What is expected - Select the lines below containing the word "this".

= = = = =

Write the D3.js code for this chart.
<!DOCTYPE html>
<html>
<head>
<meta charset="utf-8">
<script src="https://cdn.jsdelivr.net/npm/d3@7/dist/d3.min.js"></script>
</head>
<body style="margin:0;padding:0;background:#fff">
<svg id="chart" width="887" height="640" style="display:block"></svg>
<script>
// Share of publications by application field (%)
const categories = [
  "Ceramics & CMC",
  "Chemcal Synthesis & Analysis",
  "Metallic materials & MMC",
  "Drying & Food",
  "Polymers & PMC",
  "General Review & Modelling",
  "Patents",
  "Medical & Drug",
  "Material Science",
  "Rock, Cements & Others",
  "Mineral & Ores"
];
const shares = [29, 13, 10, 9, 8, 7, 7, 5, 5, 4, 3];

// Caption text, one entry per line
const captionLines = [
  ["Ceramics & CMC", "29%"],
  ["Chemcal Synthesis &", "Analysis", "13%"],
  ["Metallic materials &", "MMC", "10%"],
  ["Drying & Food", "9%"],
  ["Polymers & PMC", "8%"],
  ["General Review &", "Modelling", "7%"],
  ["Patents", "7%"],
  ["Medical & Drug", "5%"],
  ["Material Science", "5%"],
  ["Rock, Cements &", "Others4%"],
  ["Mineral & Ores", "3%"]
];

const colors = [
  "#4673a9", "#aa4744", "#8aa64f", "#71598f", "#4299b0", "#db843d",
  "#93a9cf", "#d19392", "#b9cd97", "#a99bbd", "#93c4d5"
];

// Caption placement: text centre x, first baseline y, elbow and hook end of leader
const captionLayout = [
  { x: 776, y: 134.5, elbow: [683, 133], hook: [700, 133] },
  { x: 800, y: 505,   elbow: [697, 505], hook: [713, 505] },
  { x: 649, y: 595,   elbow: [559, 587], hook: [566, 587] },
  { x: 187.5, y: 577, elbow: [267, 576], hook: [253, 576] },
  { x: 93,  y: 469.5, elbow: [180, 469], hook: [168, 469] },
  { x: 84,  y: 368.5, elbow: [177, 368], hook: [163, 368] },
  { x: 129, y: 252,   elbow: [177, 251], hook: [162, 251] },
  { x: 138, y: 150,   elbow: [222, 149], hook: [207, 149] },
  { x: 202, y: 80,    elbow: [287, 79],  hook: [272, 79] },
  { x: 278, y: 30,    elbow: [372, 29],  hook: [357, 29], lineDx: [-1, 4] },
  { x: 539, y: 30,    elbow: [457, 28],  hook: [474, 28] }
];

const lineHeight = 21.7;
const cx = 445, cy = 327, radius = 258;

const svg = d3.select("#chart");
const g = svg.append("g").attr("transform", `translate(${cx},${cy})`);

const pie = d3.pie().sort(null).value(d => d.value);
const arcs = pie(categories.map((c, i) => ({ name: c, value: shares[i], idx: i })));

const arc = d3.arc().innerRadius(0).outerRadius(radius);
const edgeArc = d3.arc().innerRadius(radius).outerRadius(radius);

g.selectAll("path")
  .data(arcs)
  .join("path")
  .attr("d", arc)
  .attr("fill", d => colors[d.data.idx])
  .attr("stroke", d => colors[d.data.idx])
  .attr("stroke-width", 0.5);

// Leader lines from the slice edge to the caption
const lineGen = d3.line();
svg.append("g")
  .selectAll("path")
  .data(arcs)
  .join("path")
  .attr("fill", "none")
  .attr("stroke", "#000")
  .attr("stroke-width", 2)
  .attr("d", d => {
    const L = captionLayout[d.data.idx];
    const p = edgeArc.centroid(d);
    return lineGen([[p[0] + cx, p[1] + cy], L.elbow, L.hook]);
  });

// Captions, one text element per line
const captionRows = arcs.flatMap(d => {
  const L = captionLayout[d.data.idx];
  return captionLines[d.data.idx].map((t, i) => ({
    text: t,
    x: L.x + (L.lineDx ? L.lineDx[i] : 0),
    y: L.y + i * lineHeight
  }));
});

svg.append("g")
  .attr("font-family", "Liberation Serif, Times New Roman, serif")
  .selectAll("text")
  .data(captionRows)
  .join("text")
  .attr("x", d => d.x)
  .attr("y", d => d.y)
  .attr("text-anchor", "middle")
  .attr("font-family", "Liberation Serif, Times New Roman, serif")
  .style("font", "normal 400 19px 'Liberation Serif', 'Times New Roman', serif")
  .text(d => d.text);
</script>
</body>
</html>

= = = = =

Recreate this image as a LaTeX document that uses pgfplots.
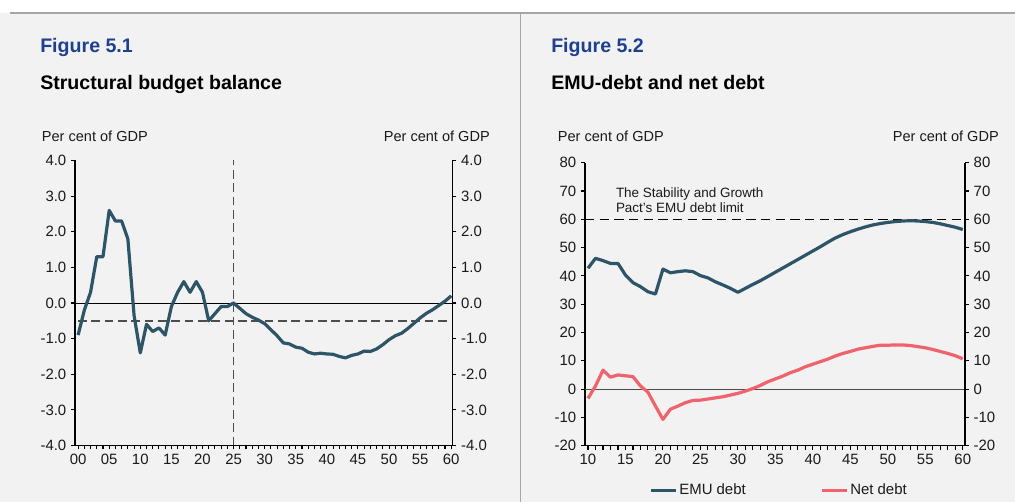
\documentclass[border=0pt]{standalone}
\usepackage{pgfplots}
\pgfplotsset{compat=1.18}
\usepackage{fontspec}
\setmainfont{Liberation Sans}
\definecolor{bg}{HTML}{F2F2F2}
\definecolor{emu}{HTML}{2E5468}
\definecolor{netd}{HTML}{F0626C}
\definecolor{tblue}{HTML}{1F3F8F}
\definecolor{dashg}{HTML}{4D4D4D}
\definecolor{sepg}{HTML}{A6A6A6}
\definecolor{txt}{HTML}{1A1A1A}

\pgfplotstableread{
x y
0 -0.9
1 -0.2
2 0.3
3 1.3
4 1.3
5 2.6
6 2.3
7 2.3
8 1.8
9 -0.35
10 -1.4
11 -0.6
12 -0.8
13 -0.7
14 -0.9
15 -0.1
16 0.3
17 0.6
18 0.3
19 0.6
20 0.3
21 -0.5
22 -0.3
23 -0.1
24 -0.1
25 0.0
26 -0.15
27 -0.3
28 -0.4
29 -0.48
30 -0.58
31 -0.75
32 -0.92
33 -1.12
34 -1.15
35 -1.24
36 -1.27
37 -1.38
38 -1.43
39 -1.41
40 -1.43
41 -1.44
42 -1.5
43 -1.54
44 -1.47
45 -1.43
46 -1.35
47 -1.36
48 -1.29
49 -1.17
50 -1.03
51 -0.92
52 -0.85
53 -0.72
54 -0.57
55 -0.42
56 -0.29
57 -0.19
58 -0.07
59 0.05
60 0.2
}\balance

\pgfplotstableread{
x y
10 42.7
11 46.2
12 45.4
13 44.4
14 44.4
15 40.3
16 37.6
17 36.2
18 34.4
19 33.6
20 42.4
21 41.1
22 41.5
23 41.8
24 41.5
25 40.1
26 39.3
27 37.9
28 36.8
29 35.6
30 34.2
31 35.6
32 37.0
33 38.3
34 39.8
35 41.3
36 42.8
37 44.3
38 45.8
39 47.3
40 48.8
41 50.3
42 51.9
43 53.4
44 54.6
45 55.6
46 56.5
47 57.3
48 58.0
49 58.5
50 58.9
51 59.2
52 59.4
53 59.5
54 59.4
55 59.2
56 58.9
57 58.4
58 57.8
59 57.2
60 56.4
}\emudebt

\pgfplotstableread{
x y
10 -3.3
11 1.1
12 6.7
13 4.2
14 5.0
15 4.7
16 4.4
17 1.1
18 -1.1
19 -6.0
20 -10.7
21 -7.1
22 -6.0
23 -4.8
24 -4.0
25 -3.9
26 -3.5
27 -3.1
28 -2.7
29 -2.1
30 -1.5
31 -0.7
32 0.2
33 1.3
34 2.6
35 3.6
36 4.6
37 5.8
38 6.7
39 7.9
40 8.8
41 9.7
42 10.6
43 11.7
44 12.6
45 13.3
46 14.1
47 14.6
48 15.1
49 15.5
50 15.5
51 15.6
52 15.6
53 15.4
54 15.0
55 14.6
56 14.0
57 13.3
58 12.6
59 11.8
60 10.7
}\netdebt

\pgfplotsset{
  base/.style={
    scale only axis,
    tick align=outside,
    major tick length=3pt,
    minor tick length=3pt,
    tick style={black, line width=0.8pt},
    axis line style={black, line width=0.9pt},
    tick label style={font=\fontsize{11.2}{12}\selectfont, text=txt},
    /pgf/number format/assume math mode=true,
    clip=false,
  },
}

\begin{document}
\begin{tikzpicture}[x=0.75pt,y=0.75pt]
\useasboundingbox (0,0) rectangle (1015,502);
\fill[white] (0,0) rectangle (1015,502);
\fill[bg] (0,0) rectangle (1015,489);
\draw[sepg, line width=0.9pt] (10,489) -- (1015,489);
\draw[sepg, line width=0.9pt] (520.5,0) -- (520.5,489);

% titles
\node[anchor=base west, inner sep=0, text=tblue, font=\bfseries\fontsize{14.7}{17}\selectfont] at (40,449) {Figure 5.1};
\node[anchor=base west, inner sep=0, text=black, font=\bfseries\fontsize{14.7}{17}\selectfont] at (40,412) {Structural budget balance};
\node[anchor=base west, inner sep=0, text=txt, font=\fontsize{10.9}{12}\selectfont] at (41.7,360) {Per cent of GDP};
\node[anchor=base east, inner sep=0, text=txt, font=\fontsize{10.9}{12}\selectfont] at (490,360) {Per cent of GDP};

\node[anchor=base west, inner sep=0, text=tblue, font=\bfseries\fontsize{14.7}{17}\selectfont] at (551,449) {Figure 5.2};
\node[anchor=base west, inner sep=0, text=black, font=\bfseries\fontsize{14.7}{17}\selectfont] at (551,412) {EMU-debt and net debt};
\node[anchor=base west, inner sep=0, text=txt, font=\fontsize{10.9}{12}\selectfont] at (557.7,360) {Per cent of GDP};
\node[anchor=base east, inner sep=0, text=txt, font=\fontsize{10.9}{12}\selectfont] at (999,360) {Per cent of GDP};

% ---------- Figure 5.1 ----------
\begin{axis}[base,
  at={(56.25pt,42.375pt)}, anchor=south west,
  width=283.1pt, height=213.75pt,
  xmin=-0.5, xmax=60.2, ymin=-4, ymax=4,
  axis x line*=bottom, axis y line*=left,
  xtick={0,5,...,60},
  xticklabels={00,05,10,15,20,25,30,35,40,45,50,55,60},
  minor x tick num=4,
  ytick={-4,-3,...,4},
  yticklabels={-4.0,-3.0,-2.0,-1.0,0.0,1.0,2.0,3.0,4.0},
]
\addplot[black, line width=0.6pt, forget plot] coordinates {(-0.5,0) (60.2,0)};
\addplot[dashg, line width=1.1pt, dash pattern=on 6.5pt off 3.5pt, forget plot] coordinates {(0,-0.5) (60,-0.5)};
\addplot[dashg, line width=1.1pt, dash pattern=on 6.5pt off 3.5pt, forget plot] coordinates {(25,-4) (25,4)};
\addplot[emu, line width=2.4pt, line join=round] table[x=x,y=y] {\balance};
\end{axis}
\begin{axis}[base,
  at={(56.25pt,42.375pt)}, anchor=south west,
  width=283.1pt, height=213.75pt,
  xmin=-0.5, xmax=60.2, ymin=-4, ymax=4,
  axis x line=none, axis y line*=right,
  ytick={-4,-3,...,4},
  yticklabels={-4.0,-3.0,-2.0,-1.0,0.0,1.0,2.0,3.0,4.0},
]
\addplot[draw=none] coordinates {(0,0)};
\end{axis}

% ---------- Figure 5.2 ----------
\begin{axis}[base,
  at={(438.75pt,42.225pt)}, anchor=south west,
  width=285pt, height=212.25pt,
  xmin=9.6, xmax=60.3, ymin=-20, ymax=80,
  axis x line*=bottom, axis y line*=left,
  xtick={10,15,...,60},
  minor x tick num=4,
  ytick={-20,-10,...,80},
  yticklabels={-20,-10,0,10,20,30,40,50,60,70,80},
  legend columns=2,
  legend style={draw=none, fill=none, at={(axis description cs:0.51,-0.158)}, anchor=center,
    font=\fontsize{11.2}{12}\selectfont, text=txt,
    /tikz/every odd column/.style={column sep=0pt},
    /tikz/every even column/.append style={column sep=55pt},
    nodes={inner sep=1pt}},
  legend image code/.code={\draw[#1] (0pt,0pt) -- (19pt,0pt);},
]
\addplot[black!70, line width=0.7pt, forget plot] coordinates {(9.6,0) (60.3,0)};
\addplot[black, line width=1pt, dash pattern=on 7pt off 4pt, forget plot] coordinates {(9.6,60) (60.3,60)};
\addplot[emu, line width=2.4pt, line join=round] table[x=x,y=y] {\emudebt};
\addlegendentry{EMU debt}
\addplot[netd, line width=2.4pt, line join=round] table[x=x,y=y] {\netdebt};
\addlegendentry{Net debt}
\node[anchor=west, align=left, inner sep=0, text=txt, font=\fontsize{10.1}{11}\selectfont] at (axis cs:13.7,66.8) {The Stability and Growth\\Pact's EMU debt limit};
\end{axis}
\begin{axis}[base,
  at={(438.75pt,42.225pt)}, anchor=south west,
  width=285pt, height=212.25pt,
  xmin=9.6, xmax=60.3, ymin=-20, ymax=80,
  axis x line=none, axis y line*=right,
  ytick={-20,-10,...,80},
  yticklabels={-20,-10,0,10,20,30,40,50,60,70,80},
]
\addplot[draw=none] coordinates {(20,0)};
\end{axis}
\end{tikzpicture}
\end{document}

= = = = =

Exercise result -
Write the D3.js code for this chart.
Recreate this image as a LaTeX document that uses pgfplots.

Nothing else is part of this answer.